Aż obaj odkryli największy skarb. Obaj zrozumieli, że w życiu chodzi o coś, z czym niczego innego porównać nie można. O coś, czego wartość wykracza ponad wszystko. I obojgu nie brakowało odwagi i determinacji, aby tego szukać i aby pomóc innym znaleźć. Że to coś – to Ktoś. Bóg sam. Obaj dali się całkowicie przemienić w miłość do Niego.

Dla bł. Franciszka Jordana, pracującego trochę na roli, metafora skarbu ukrytego tamże, mogła być całkiem czytelna. Wieloma rzeczami się zajmował, zanim poszedł do seminarium, również i tym. A że duchowe intuicje lubią przychodzić przy zwykłych czynnościach, więc i w polu mógł odkrywać że Ewangelia mówi prawdę: królestwo jest konkretne, teraźniejsze, cenne i osiągane ciężką pracą.

Królestwo jest konkretne, bo Bóg to nie jest mglista idea. Człowieczeństwo Jezusa przypomina, że On się pozwala realnie dotknąć (i jako bezbronne dziecko w betlejemskiej grocie, i jako zraniony dorosły w wieczerniku) pozwala innym być z Nim, dzielić Jego radość, widzieć Jego łzy, jeść, pić, rozmawiać, przebywać blisko (Prowadź rozmowy duchowe z dobrym Zbawicielem! Usiądź pokorny i otwarty u Jego stop i słuchaj uważnie Jego słów! – DD I/65).

Królestwo jest teraźniejsze, gdyż Bóg ma moc zwycięstwa na „mojej” ziemi, tu i teraz, gdzie żyję, nawet jeśli ta ziemia staje się grząskim błotem, albo całkiem wysycha. Inaczej nie byłoby prawdy w Wcieleniu, a zmartwychwstały Jezus nie szykowałby śniadania nad jeziorem dla niemogących nic złowić uczniów i nie byłoby do przyjęcia, że moc w słabości się doskonali (Wszechmogący, daruję Ci moje całe zaufanie, Ty znasz moje życzenia, Ty znasz również moją nędzę, moją słabość, ale „wszystko mogę w Tym, który mnie umacnia” – DD III/18).

Królestwo jest cenne jak skarb, którego wartość przewyższa wszystko, co człowiek może zdobyć własnymi rękami. Zatem zwycięska moc Boga wnosi w ludzką codzienność wymiar nieskończoności. Nie, że kiedyś, w niebie, zobaczę jak to jest, a teraz to tylko to całe przemijanie. Dni nie tylko mijają, one się też wypełniają, bo każdy z nich otwiera już perspektywę wieczności (Duszo moja, twoim właściwym życiem niech będzie przebywanie wciąż w niebie. Żyj z Bogiem, z Najświętszą Dziewicą, ze Świętymi i Aniołami! O, żyj już teraz w niebie, jak długo wydajesz się jeszcze związana z ziemią – DD I/39).

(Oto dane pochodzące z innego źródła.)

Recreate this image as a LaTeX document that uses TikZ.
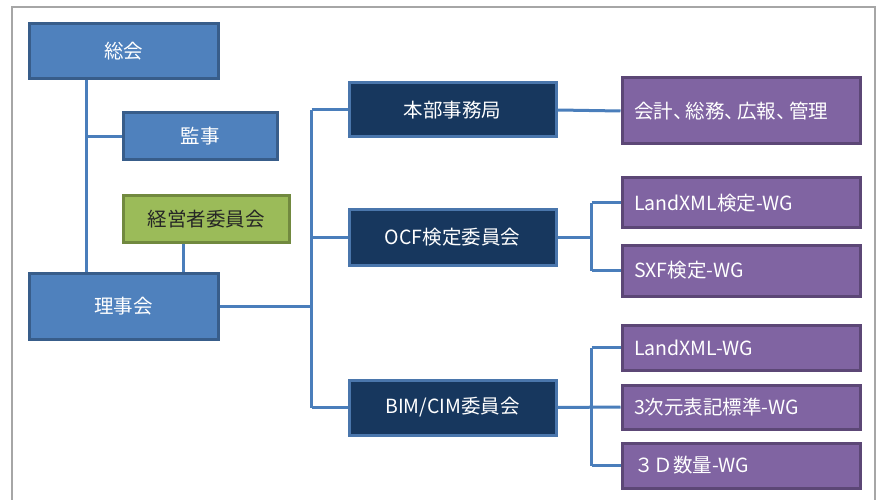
\documentclass[tikz,border=0pt]{standalone}
\usepackage{fontspec}
\setmainfont{Noto Sans CJK JP}
\definecolor{bluefill}{HTML}{4F81BD}
\definecolor{blueedge}{HTML}{385D8A}
\definecolor{navyfill}{HTML}{17375E}
\definecolor{navyedge}{HTML}{4A76AC}
\definecolor{purpfill}{HTML}{8064A2}
\definecolor{purpedge}{HTML}{5C4776}
\definecolor{greenfill}{HTML}{9BBB59}
\definecolor{greenedge}{HTML}{71893F}
\definecolor{linecol}{HTML}{4A7EBB}
\definecolor{panelgray}{HTML}{A6A6A6}
\tikzset{
  basebox/.style={draw, line width=3pt, inner sep=0pt, font=\fontsize{19.5}{22}\selectfont},
  bluebox/.style={basebox, fill=bluefill, draw=blueedge, text=white},
  navybox/.style={basebox, fill=navyfill, draw=navyedge, text=white, minimum width=207pt},
  purpbox/.style={basebox, fill=purpfill, draw=purpedge, text=white, inner xsep=12pt, text width=214pt, align=left},
  greenbox/.style={basebox, fill=greenfill, draw=greenedge, text=black!85},
  conn/.style={draw=linecol, line width=3pt}
}
\newcommand{\tc}{、\kern-0.35em}
\begin{document}
\begin{tikzpicture}[x=1pt,y=-1pt]
\useasboundingbox (0,0) rectangle (879,500);
\fill[white] (0,0) rectangle (879,500);
\draw[panelgray, line width=2pt] (12,520) -- (12,7) -- (875,7) -- (875,520);

% boxes
\node[bluebox, minimum width=189pt, minimum height=55pt] (sokai) at (123.5,51.5) {総会};
\node[bluebox, minimum width=154pt, minimum height=47pt] (kanji) at (200,136.5) {監事};
\node[greenbox, minimum width=166pt, minimum height=46pt] (keiei) at (206,219) {経営者委員会};
\node[bluebox, minimum width=189pt, minimum height=66pt] (riji) at (123.5,306) {理事会};

\node[navybox, minimum height=54pt] (hq) at (452.5,110) {本部事務局};
\node[navybox, minimum height=55pt] (ocf) at (452.5,237.5) {OCF検定委員会};
\node[navybox, minimum height=55pt] (bim) at (452.5,407.5) {BIM/CIM委員会};

\node[purpbox, minimum height=66pt] (acc) at (741,111) {会計\tc 総務\tc 広報\tc 管理};
\node[purpbox, minimum height=50pt] (lxk) at (741,203) {LandXML検定-WG};
\node[purpbox, minimum height=51pt] (sxf) at (741,270.5) {SXF検定-WG};
\node[purpbox, minimum height=45pt] (lxw) at (741,347.5) {LandXML-WG};
\node[purpbox, minimum height=44pt] (tri) at (741,407) {3次元表記標準-WG};
\node[purpbox, minimum height=45pt] (qty) at (741,465.5) {３Ｄ数量-WG};

% left tree
\coordinate (vtop) at ([xshift=59pt]sokai.south west);
\coordinate (vbot) at (vtop |- riji.north);
\draw[conn] (vtop) -- (vbot);
\draw[conn] (kanji.west) -- (kanji.west -| vtop);
\coordinate (ktop) at ([xshift=62pt]keiei.south west);
\draw[conn] (ktop) -- (ktop |- riji.north);

% trunk
\coordinate (trunk) at ([xshift=92pt]riji.east);
\draw[conn] (riji.east) -- (trunk);
\draw[conn] (trunk |- hq.west) -- (trunk |- bim.west);
\draw[conn] (trunk |- hq.west) -- (hq.west);
\draw[conn] (trunk |- ocf.west) -- (ocf.west);
\draw[conn] (trunk |- bim.west) -- (bim.west);

% right side
\draw[conn] (hq.east) -- (acc.west);
\coordinate (ob) at ([xshift=34pt]ocf.east);
\draw[conn] (ocf.east) -- (ob);
\draw[conn] (ob |- lxk.west) -- (ob |- sxf.west);
\draw[conn] (ob |- lxk.west) -- (lxk.west);
\draw[conn] (ob |- sxf.west) -- (sxf.west);
\coordinate (bb) at ([xshift=34pt]bim.east);
\draw[conn] (bim.east) -- (tri.west);
\draw[conn] (bb |- lxw.west) -- (bb |- qty.west);
\draw[conn] (bb |- lxw.west) -- (lxw.west);
\draw[conn] (bb |- qty.west) -- (qty.west);
\end{tikzpicture}
\end{document}
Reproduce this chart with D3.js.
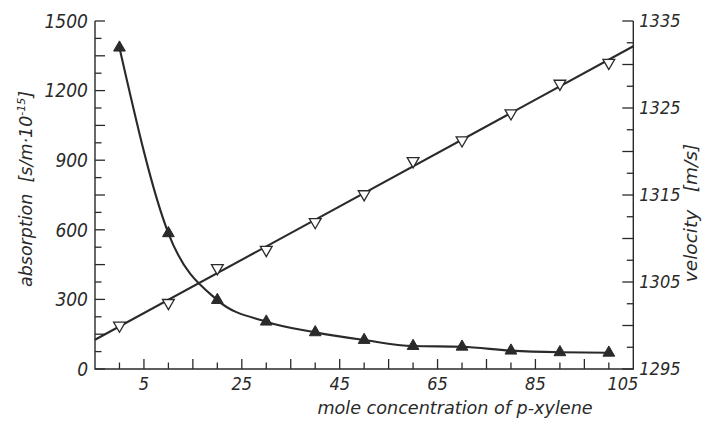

Wreszcie – królestwo da się osiągnąć pracą, tak, jak łopata rolnika pozwala dotrzeć do skarbu. Bóg naprawdę postanowił ogłaszać swoje zwycięstwo poprzez wysiłek człowieka, w którym wydobywa Go z ukrycia. I ogłasza – przez św. Ignacego i jego przekonanie, że najwięcej robi ten, kto dobrze robi jedną rzecz; przez bł. Franciszka i jego przekonanie, że czasem do realizacji swoich dzieł Bóg wybiera tych, co się najmniej do tego nadają. Przez wszystkich, którzy pozwolili i pozwalają się znaleźć miłości Boga. Wychodzi na to, że przez nas, dzień po dniu zmagających się jakoś z życiem – znajdowanych przez tych świętych – także ogłasza…

Skoro królestwo podobne jest do ukrytego skarbu i kupca, poszukującego pięknych pereł, to znaczy, że Bóg zwycięża tam, gdzie jest człowiek, piękno i wrażliwość. Gdzie głęboka tęsknota pcha do poszukiwania wartości najwyższych, „kosztujących” miłość, czas i odwagę. I paradoksalnie – odkrywanych w „życiu szarym i monotonnym, pełnym skarbów”, jak mówiła też taka jedna święta, co nas wszystkich znalazła w największym skarbie – Bożym Miłosierdziu.

Św. Ignacy i bł. Franciszku, znajdźcie nas! I módlcie się za nami, abyśmy królestwo niebieskie, czyli miejsce, w którym Bóg zwycięża, nosili w sobie.